To be done - Transcribe the entries below exactly; leave every image out.
** START Exercise inputs **
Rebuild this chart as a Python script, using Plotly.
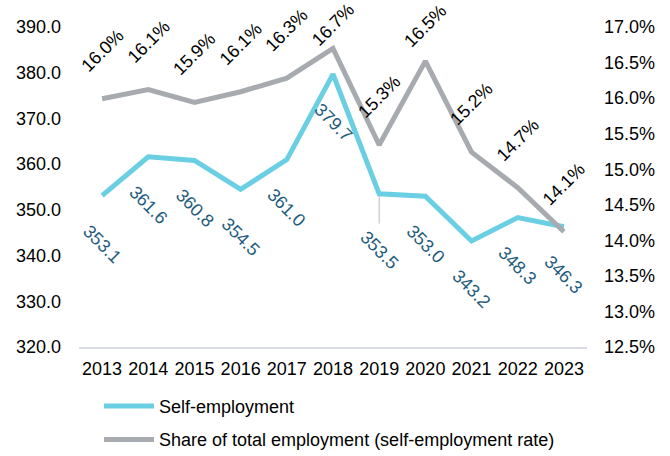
import plotly.graph_objects as go

years = ["2013", "2014", "2015", "2016", "2017", "2018", "2019", "2020", "2021", "2022", "2023"]
self_employment = [353.1, 361.6, 360.8, 354.5, 361.0, 379.7, 353.5, 353.0, 343.2, 348.3, 346.3]
share_rate = [15.99, 16.12, 15.94, 16.09, 16.28, 16.70, 15.34, 16.52, 15.24, 14.74, 14.12]

BLUE = "#6ACFE2"
GRAY = "#A7ABAF"
LABEL_BLUE = "#1E5C7C"
FONT = "Liberation Sans, Arial, sans-serif"
FS = 18

fig = go.Figure()
fig.add_trace(go.Scatter(x=years, y=self_employment, mode="lines", name="Self-employment",
                         line=dict(color=BLUE, width=5), yaxis="y", legendgroup="a"))
fig.add_trace(go.Scatter(x=years, y=share_rate, mode="lines",
                         name="Share of total employment (self-employment rate)",
                         line=dict(color=GRAY, width=5), yaxis="y2", legendgroup="b"))

# label offsets (px above the gray line) - the two top labels sit lower to fit
gray_shift = {"2018": 23, "2020": 35}

annotations = []
for i, (yr, v) in enumerate(zip(years, self_employment)):
    if yr == "2019":
        annotations.append(dict(x=i, y=v, xref="x", yref="y", text=f"{v:.1f}", textangle=45,
                                showarrow=True, arrowhead=0, arrowwidth=1, arrowcolor="#B8BCC0",
                                ax=0, ay=56, standoff=2, startstandoff=10,
                                font=dict(family=FONT, size=FS, color=LABEL_BLUE)))
    else:
        annotations.append(dict(x=i, y=v, xref="x", yref="y", text=f"{v:.1f}", textangle=45,
                                showarrow=False, yshift=-48,
                                font=dict(family=FONT, size=FS, color=LABEL_BLUE)))
for i, (yr, v) in enumerate(zip(years, share_rate)):
    annotations.append(dict(x=i, y=v, xref="x", yref="y2", text=f"{v:.1f}%", textangle=-45,
                            showarrow=False, yshift=gray_shift.get(yr, 48),
                            font=dict(family=FONT, size=FS, color="#000000")))

fig.update_layout(
    width=670, height=456,
    margin=dict(l=79, r=83, t=27, b=109, autoexpand=False),
    paper_bgcolor="white", plot_bgcolor="white",
    font=dict(family=FONT, size=FS, color="#000000"),
    xaxis=dict(type="category", range=[-0.5, 10.5], showline=True, linecolor="#D9DDE2",
               linewidth=2, showgrid=False, ticks="", tickfont=dict(size=FS),
               ticklabelstandoff=4, automargin=False),
    yaxis=dict(range=[320, 390], dtick=10, tickformat=".1f", showgrid=False, zeroline=False,
               ticks="", ticklabelstandoff=17, tickfont=dict(size=FS), automargin=False),
    yaxis2=dict(range=[12.5, 17.0], dtick=0.5, tickformat=".1f", ticksuffix="%",
                overlaying="y", side="right", showgrid=False, zeroline=False,
                ticks="", ticklabelstandoff=16, tickfont=dict(size=FS), automargin=False),
    legend=dict(orientation="v", x=0.0394, xanchor="left", y=-0.1275, yanchor="top",
                font=dict(size=FS), itemwidth=50, tracegroupgap=7,
                bgcolor="rgba(0,0,0,0)"),
    annotations=annotations,
    showlegend=True,
)

fig.write_html("out.html", config={"displayModeBar": False},
               post_script="document.body.style.margin='0';")
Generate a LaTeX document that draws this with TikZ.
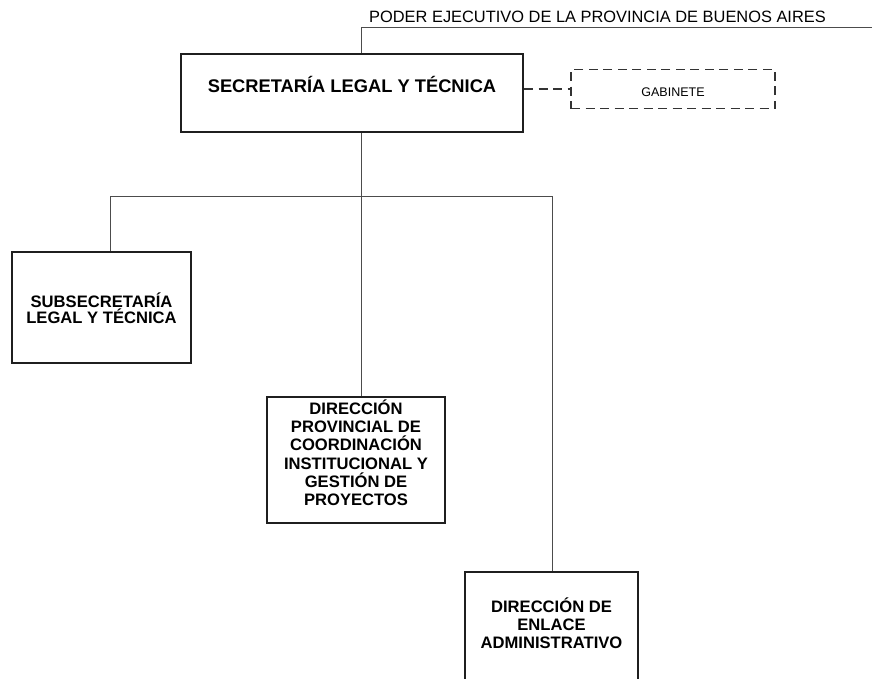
** END Exercise inputs **
Answer in full -
Rebuild this chart as a Python script, using Plotly.
import plotly.graph_objects as go

years = ["2013", "2014", "2015", "2016", "2017", "2018", "2019", "2020", "2021", "2022", "2023"]
self_employment = [353.1, 361.6, 360.8, 354.5, 361.0, 379.7, 353.5, 353.0, 343.2, 348.3, 346.3]
share_rate = [15.99, 16.12, 15.94, 16.09, 16.28, 16.70, 15.34, 16.52, 15.24, 14.74, 14.12]

BLUE = "#6ACFE2"
GRAY = "#A7ABAF"
LABEL_BLUE = "#1E5C7C"
FONT = "Liberation Sans, Arial, sans-serif"
FS = 18

fig = go.Figure()
fig.add_trace(go.Scatter(x=years, y=self_employment, mode="lines", name="Self-employment",
                         line=dict(color=BLUE, width=5), yaxis="y", legendgroup="a"))
fig.add_trace(go.Scatter(x=years, y=share_rate, mode="lines",
                         name="Share of total employment (self-employment rate)",
                         line=dict(color=GRAY, width=5), yaxis="y2", legendgroup="b"))

# label offsets (px above the gray line) - the two top labels sit lower to fit
gray_shift = {"2018": 23, "2020": 35}

annotations = []
for i, (yr, v) in enumerate(zip(years, self_employment)):
    if yr == "2019":
        annotations.append(dict(x=i, y=v, xref="x", yref="y", text=f"{v:.1f}", textangle=45,
                                showarrow=True, arrowhead=0, arrowwidth=1, arrowcolor="#B8BCC0",
                                ax=0, ay=56, standoff=2, startstandoff=10,
                                font=dict(family=FONT, size=FS, color=LABEL_BLUE)))
    else:
        annotations.append(dict(x=i, y=v, xref="x", yref="y", text=f"{v:.1f}", textangle=45,
                                showarrow=False, yshift=-48,
                                font=dict(family=FONT, size=FS, color=LABEL_BLUE)))
for i, (yr, v) in enumerate(zip(years, share_rate)):
    annotations.append(dict(x=i, y=v, xref="x", yref="y2", text=f"{v:.1f}%", textangle=-45,
                            showarrow=False, yshift=gray_shift.get(yr, 48),
                            font=dict(family=FONT, size=FS, color="#000000")))

fig.update_layout(
    width=670, height=456,
    margin=dict(l=79, r=83, t=27, b=109, autoexpand=False),
    paper_bgcolor="white", plot_bgcolor="white",
    font=dict(family=FONT, size=FS, color="#000000"),
    xaxis=dict(type="category", range=[-0.5, 10.5], showline=True, linecolor="#D9DDE2",
               linewidth=2, showgrid=False, ticks="", tickfont=dict(size=FS),
               ticklabelstandoff=4, automargin=False),
    yaxis=dict(range=[320, 390], dtick=10, tickformat=".1f", showgrid=False, zeroline=False,
               ticks="", ticklabelstandoff=17, tickfont=dict(size=FS), automargin=False),
    yaxis2=dict(range=[12.5, 17.0], dtick=0.5, tickformat=".1f", ticksuffix="%",
                overlaying="y", side="right", showgrid=False, zeroline=False,
                ticks="", ticklabelstandoff=16, tickfont=dict(size=FS), automargin=False),
    legend=dict(orientation="v", x=0.0394, xanchor="left", y=-0.1275, yanchor="top",
                font=dict(size=FS), itemwidth=50, tracegroupgap=7,
                bgcolor="rgba(0,0,0,0)"),
    annotations=annotations,
    showlegend=True,
)

fig.write_html("out.html", config={"displayModeBar": False},
               post_script="document.body.style.margin='0';")
Generate a LaTeX document that draws this with TikZ.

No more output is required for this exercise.